How to show a dictionary sorted on a value within its data?

Chris Angelico rosuav at gmail.com
Fri Oct 3 04:09:50 EDT 2014


On Fri, Oct 3, 2014 at 5:55 PM, Steven D'Aprano <steve at pearwood.info> wrote:
>> which return non-list iterables. There's no really convenient equivalent
>> to the map() usage of "call this function with each of these args, and
>> discard the return values", as it looks very odd to do a list comp for
>> nothing:
>
> map doesn't discard the return values. It accumulates them in a list, or
> yields them in a list comp.

Sure, but I've seen it used in various places to call functions where
you don't care about the return values. Technically it's identical to
the list comp, but somehow it's seen as less of an abuse.

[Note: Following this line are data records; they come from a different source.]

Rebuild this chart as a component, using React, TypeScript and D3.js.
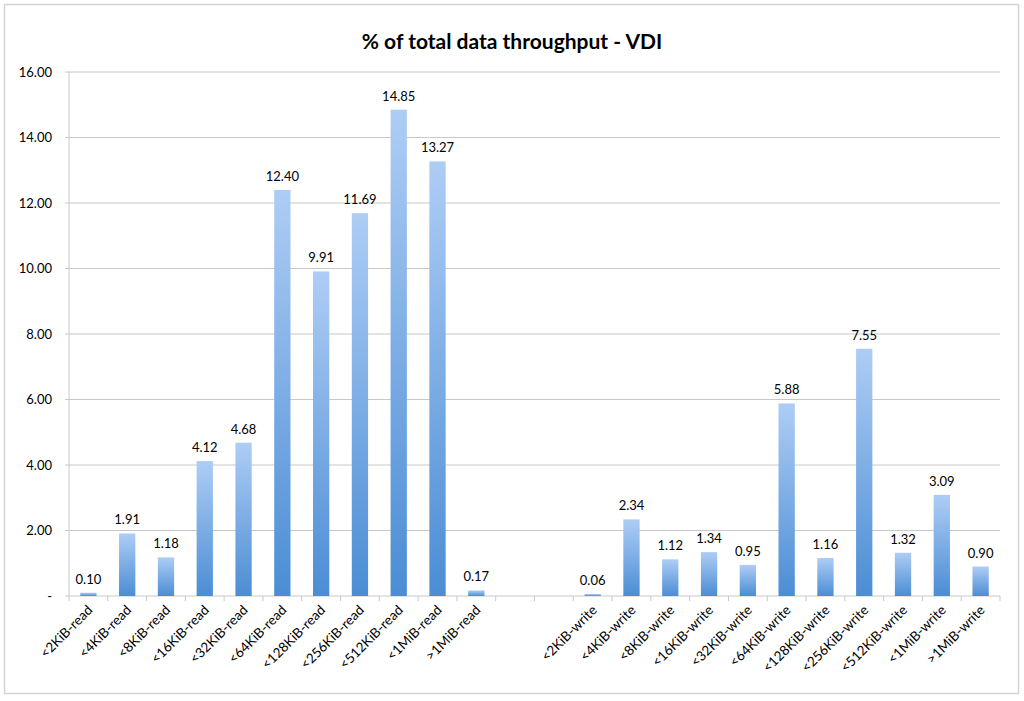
import * as React from "react";
import * as d3 from "d3";

const title = "% of total data throughput - VDI";

const sizes = ["<2KiB", "<4KiB", "<8KiB", "<16KiB", "<32KiB", "<64KiB", "<128KiB", "<256KiB", "<512KiB", "<1MiB", ">1MiB"];
const readValues = [0.10, 1.91, 1.18, 4.12, 4.68, 12.40, 9.91, 11.69, 14.85, 13.27, 0.17];
const writeValues = [0.06, 2.34, 1.12, 1.34, 0.95, 5.88, 1.16, 7.55, 1.32, 3.09, 0.90];
const yTicks = [0, 2, 4, 6, 8, 10, 12, 14, 16];

interface Row {
    key: string,
    label: string,
    value: number | null
}

// two blank slots separate reads from writes
const rows: Row[] = [
    ...sizes.map((s, i) => ({ key: s + "-read", label: s + "-read", value: readValues[i] })),
    { key: "gap1", label: "", value: null },
    { key: "gap2", label: "", value: null },
    ...sizes.map((s, i) => ({ key: s + "-write", label: s + "-write", value: writeValues[i] }))
];

export default function App() {
    const width = 1024;
    const height = 701;
    const left = 69, right = 1000, top = 72, bottom = 596;

    const x = d3.scaleBand<string>().domain(rows.map(r => r.key)).range([left, right]).paddingInner(0).paddingOuter(0);
    const y = d3.scaleLinear().domain([0, 16]).range([bottom, top]);
    const barWidth = x.bandwidth() * 0.42;

    const font = "Lato, 'Open Sans', 'Liberation Sans', sans-serif";
    const fmt = d3.format(".2f");

    return (
        <svg width={width} height={height} style={{ position: "absolute", left: 0, top: 0, background: "#fff" }}>
            <defs>
                <linearGradient id="barFill" x1="0" y1="0" x2="0" y2="1">
                    <stop offset="0%" stopColor="#aecdf5" />
                    <stop offset="100%" stopColor="#4b8dd4" />
                </linearGradient>
            </defs>
            <rect x={4.5} y={4.5} width={1014} height={689} fill="#fff" stroke="#d4d4d4" strokeWidth={1.5} />
            <text x={width / 2} y={49} textAnchor="middle" fontFamily={font} fontWeight="bold" fontSize={21} fill="#000">{title}</text>

            {/* gridlines and y labels */}
            {yTicks.map(t => (
                <g key={t}>
                    <line x1={left - 4} x2={right} y1={y(t)} y2={y(t)} stroke="#c8c8c8" strokeWidth={1} />
                    <text x={52} y={y(t) + 4.5} textAnchor="end" fontFamily={font} fontSize={13} fill="#000">
                        {t === 0 ? "-" : fmt(t)}
                    </text>
                </g>
            ))}
            <line x1={left} x2={left} y1={top} y2={bottom} stroke="#c8c8c8" strokeWidth={1} />

            {/* category ticks */}
            {rows.map((r, i) => (
                <line key={"t" + i} x1={x(r.key)!} x2={x(r.key)!} y1={bottom} y2={bottom + 5} stroke="#c8c8c8" />
            ))}
            <line x1={right} x2={right} y1={bottom} y2={bottom + 5} stroke="#c8c8c8" />

            {rows.filter(r => r.value !== null).map(r => {
                const cx = x(r.key)! + x.bandwidth() / 2;
                const v = r.value as number;
                return (
                    <g key={r.key}>
                        <rect x={cx - barWidth / 2} y={y(v)} width={barWidth} height={bottom - y(v)} fill="url(#barFill)" />
                        <text x={cx} y={y(v) - 9} textAnchor="middle" fontFamily={font} fontSize={13} fill="#000">{fmt(v)}</text>
                    </g>
                );
            })}

            {/* rotated category labels */}
            {rows.filter(r => r.label).map(r => {
                const cx = x(r.key)! + x.bandwidth() / 2 + 5;
                return (
                    <text key={"l" + r.key} transform={`translate(${cx},${bottom + 15}) rotate(-45)`} textAnchor="end"
                        fontFamily={font} fontSize={13.5} fill="#000">{r.label}</text>
                );
            })}
        </svg>
    );
}
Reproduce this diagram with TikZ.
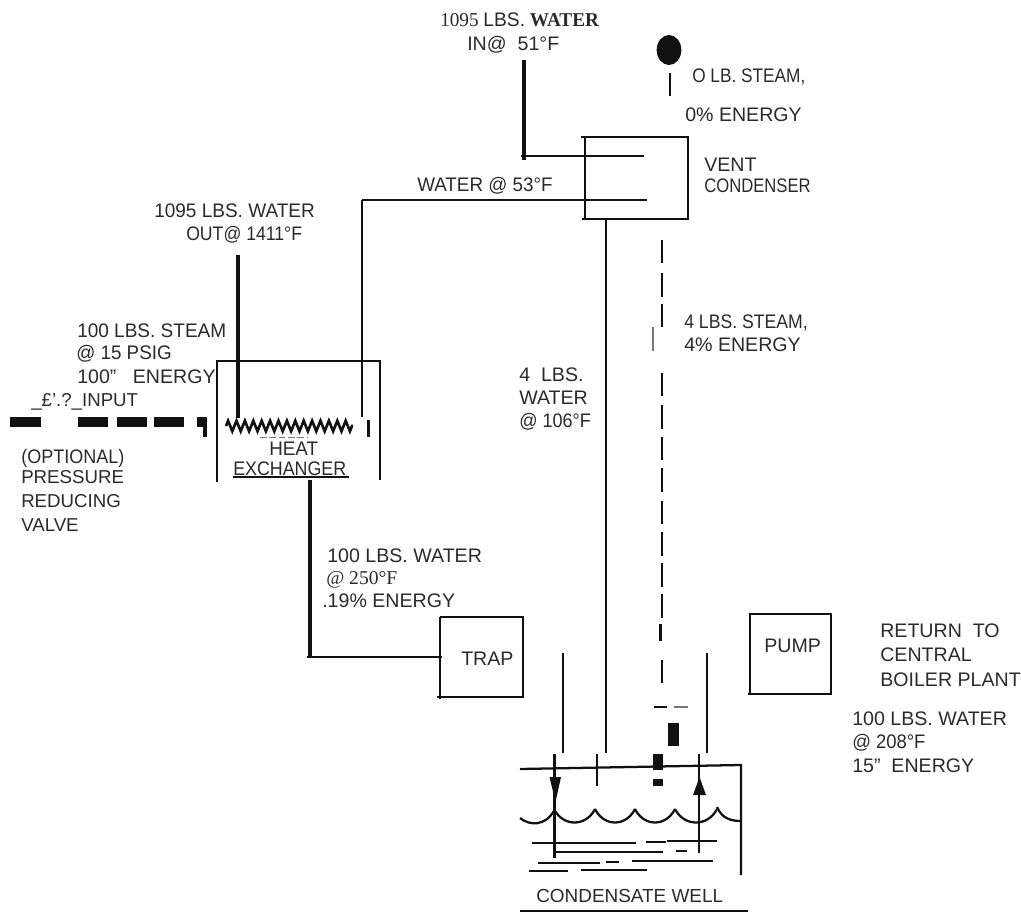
\documentclass[tikz,border=0pt]{standalone}
\usepackage{fontspec}
\setmainfont{Liberation Sans}
\newfontfamily\serifpart{Liberation Serif}
\usepackage{graphicx}
\usepackage{xcolor}
\usetikzlibrary{arrows.meta,decorations.pathmorphing,shapes.geometric}
\definecolor{ink}{HTML}{111111}
\definecolor{labelink}{HTML}{2A2A2A}
\definecolor{faded}{HTML}{777777}
\newcommand{\squeezed}[2]{\scalebox{#1}[1]{#2}}
\tikzset{
  >=Latex,
  lbl/.style={anchor=base west,inner sep=0pt,align=left,text=labelink,
              font=\fontsize{14.7}{17.25}\selectfont},
  lblmid/.style={lbl,font=\fontsize{14}{17}\selectfont},
  pipe/.style={draw=ink,line width=1.7pt},
  widepipe/.style={draw=ink,line width=2.2pt},
  heavypipe/.style={draw=ink,line width=3.4pt},
  steamdash/.style={draw=ink,line width=2pt},
  inletdash/.style={draw=ink,line width=7.5pt},
  waterline/.style={draw=ink,line width=1.4pt},
  coilpipe/.style={draw=ink,line width=2pt,decorate,
                   decoration={zigzag,segment length=6.3pt,amplitude=3.9pt}}
}
\begin{document}
\begin{tikzpicture}[x=0.75pt,y=-0.75pt,line join=miter]
  \useasboundingbox (0,0) rectangle (1021,913);

  % Vent condenser
  \coordinate (ventNW) at (581,137);
  \coordinate (ventNE) at (688,137);
  \coordinate (ventSE) at (688,219);
  \coordinate (ventSW) at (582,219);
  \draw[pipe] (ventNW)--(ventNE)--(ventSE)--(ventSW);
  \draw[pipe] (585,137)--(585,219);
  \coordinate (waterIn) at (524,60);
  \coordinate (coilIn) at (644,156);
  \draw[heavypipe] (waterIn)--(524,160);
  \draw[pipe] (521,156)--(coilIn);
  \coordinate (coilOut) at (647,200);
  \coordinate (midElbow) at (362,200);
  \coordinate (midDown) at (362,417);
  \draw[pipe] (coilOut)--(midElbow);
  \draw[widepipe] (midElbow)--(midDown);
  \draw[steamdash] (368.5,420)--(368.5,437);

  % Vent on top
  \node[ellipse,fill=ink,minimum width=18.5pt,minimum height=22.5pt,inner sep=0pt]
    (ventball) at (669,50) {};
  \draw[pipe] (670,73)--(670,96);

  % Heat exchanger
  \coordinate (hxNW) at (216,361);
  \coordinate (hxNE) at (381,361);
  \draw[pipe] (217,482)--(217,361)--(hxNE);
  \draw[pipe] (380,361)--(380,480);
  \draw[pipe] (233,477)--(349,477);
  \draw[heavypipe] (238,255)--(238,418);
  \draw[coilpipe] (226,426)--(353,426);
  \draw[faded,line width=0.7pt,dash pattern=on 5pt off 2pt] (260,437)--(308,437);

  % Steam input
  \foreach \xa/\xb in {10/41,78/108,117/147,154/184,197/207}
    \draw[inletdash] (\xa,422)--(\xb,422);
  \draw[draw=ink,line width=3pt] (205,422)--(205,437);

  % Trap
  \coordinate (trapNW) at (440,617);
  \coordinate (trapNE) at (523,617);
  \coordinate (trapSE) at (523,697);
  \coordinate (trapSW) at (437,697);
  \draw[pipe] (trapNW)--(trapNE)--(trapSE)--(trapSW);
  \draw[pipe] (440,617)--(440,699);
  \draw[heavypipe] (310,480)--(310,658);
  \draw[pipe] (307,657)--(442,657);

  % Pump
  \draw[pipe] (749,614)--(831,614)--(831,694)--(748,694);
  \draw[pipe] (750,614)--(750,694);

  % Condensate and steam lines down to the well
  \draw[widepipe] (606,219)--(606,753);
  \draw[pipe] (597,754)--(597,786);
  \foreach \ya/\yb in {240/263,273/297,304/327,373/396,405/429,437/460,468/492,
                       501/524,532/556,563/587,594/618,660/683}
    \draw[steamdash] (662,\ya)--(662,\yb);
  \draw[steamdash] (660.5,624)--(660.5,641);
  \draw[faded,line width=1pt] (653,327)--(653,351);
  \draw[ink,line width=1.8pt] (654,707)--(667,707);
  \draw[faded,line width=1.8pt] (674,707)--(688,707);
  \fill[ink] (668,723) rectangle (679,746);
  \fill[ink] (653,754) rectangle (663,770);
  \fill[ink] (653,779) rectangle (663,786);

  % Condensate well
  \coordinate (wellL) at (520,769);
  \coordinate (wellR) at (741,765);
  \draw[pipe] (wellL)--(wellR)--(741,875);
  \draw[pipe] (563,653)--(563,753);
  \draw[pipe] (707,653)--(707,753);
  \draw[pipe] (554.5,754)--(554.5,858);
  \draw[pipe] (699,754)--(699,853);
  \fill[ink] (549.5,777)--(561,777)--(555.5,802)--cycle;
  \fill[ink] (693,795)--(706,795)--(699.5,777)--cycle;
  \draw[pipe] (520,818) .. controls (530,826) and (545,826) .. (554,811);
  \foreach \xa/\xb in {554/595,595/635,635/675,675/717}
    \draw[pipe] (\xa,809) .. controls (\xa+9,827) and (\xb-9,827) .. (\xb,809);
  \draw[pipe] (717,807) .. controls (722,819) and (732,821) .. (741,821);
  \foreach \xa/\xb/\yy in {532/636/843,646/666/842,667/717/841,555/663/852,676/687/851,
                           538/600/863,606/619/862,632/713/861,529/568/871,581/647/870}
    \draw[waterline] (\xa,\yy)--(\xb,\yy);
  \draw[pipe,line width=2.2pt] (520,911)--(748,911);

  % Labels
  \node[lbl] (waterInText) at (440,27)
    {\squeezed{0.98}{\serifpart 1095 {\fontspec{Liberation Sans}LBS.} \textbf{WATER}}};
  \node[lbl] (waterInTemp) at (467,51) {IN@\ \ 51°F};
  \node[lbl] (ventText) at (692,83) {\squeezed{0.88}{O LB. STEAM,}};
  \node[lbl] (ventEnergy) at (685,122) {0\% ENERGY};
  \node[lbl] (ventCondA) at (704,172) {VENT};
  \node[lbl] (ventCondB) at (704,193) {\squeezed{0.85}{CONDENSER}};
  \node[lbl] (midWater) at (417,191) {\squeezed{0.96}{WATER @ 53°F}};
  \node[lbl] (waterOut) at (154,218) {\squeezed{0.97}{1095 LBS. WATER}};
  \node[lbl] (waterOutTemp) at (186,240) {\squeezed{0.9}{OUT@ 1411°F}};
  \node[lbl] (steamA) at (77,337) {\squeezed{0.97}{100 LBS. STEAM}};
  \node[lbl] (steamB) at (76,359) {\squeezed{0.96}{@ 15 PSIG}};
  \node[lbl] (steamC) at (77,383) {100"\ \ \ ENERGY};
  \node[lblmid] (steamD) at (31,406) {\_£'.?\_INPUT};
  \node[lbl] (prvA) at (21,463) {\squeezed{0.92}{(OPTIONAL)}};
  \node[lblmid] (prvText) at (21,531) {PRESSURE\\[1pt]REDUCING\\[1pt]VALVE};
  \node[lbl] (hxA) at (269,455) {\squeezed{0.96}{HEAT}};
  \node[lbl] (hxB) at (233,475) {\squeezed{0.91}{EXCHANGER}};
  \node[lbl] (condA) at (519,381) {4\ \ LBS.};
  \node[lbl] (condB) at (519,404) {WATER};
  \node[lbl] (condC) at (519,427) {\squeezed{0.92}{@ 106°F}};
  \node[lbl] (steamFourA) at (684,328) {\squeezed{0.9}{4 LBS. STEAM,}};
  \node[lbl] (steamFourB) at (684,351) {4\% ENERGY};
  \node[lbl] (trapWaterA) at (327,562) {100 LBS. WATER};
  \node[lbl] (trapWaterB) at (326,584) {\serifpart @ 250°F};
  \node[lbl] (trapWaterC) at (322,607) {.19\% ENERGY};
  \node[lbl] (trapText) at (461,665) {TRAP};
  \node[lbl] (pumpText) at (764,652) {PUMP};
  \node[lbl] (returnText) at (880,686) {RETURN\ \ TO\\[1pt]CENTRAL\\[1pt]BOILER PLANT};
  \node[lbl] (returnA) at (852,725) {100 LBS. WATER};
  \node[lbl] (returnB) at (852,748) {\squeezed{0.94}{@ 208°F}};
  \node[lbl] (returnC) at (852,772) {15"\ \ ENERGY};
  \node[lblmid,font=\fontsize{14.2}{17}\selectfont] (wellText) at (536,902) {CONDENSATE WELL};
\end{tikzpicture}
\end{document}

>> Short of borrowing Pike's automap syntax:
>>
>> print(list_of_strings[*])
>
> you mean something like this perhaps?
>
> print(*list_of_strings, sep='\n')

Well, no. In that one specific example, it happens to be possible to
pass all the args to one print() call and get the same effect, but
imagine some function that doesn't have that particular feature. (I
just used print for simplicity.)

>> there's really not much that's better than the original map() call. On
>> the other hand, there aren't actually all that many times when I've
>> needed to do this, and the simple for loop generally suffices:
>>
>> for x in list_of_strings: print(x)
>
> Exactly.

Yeah. That's the normal way to do things. I'm not entirely sure why I
keep seeing map() for that; there's probably a justification in
functional programming languages, or something.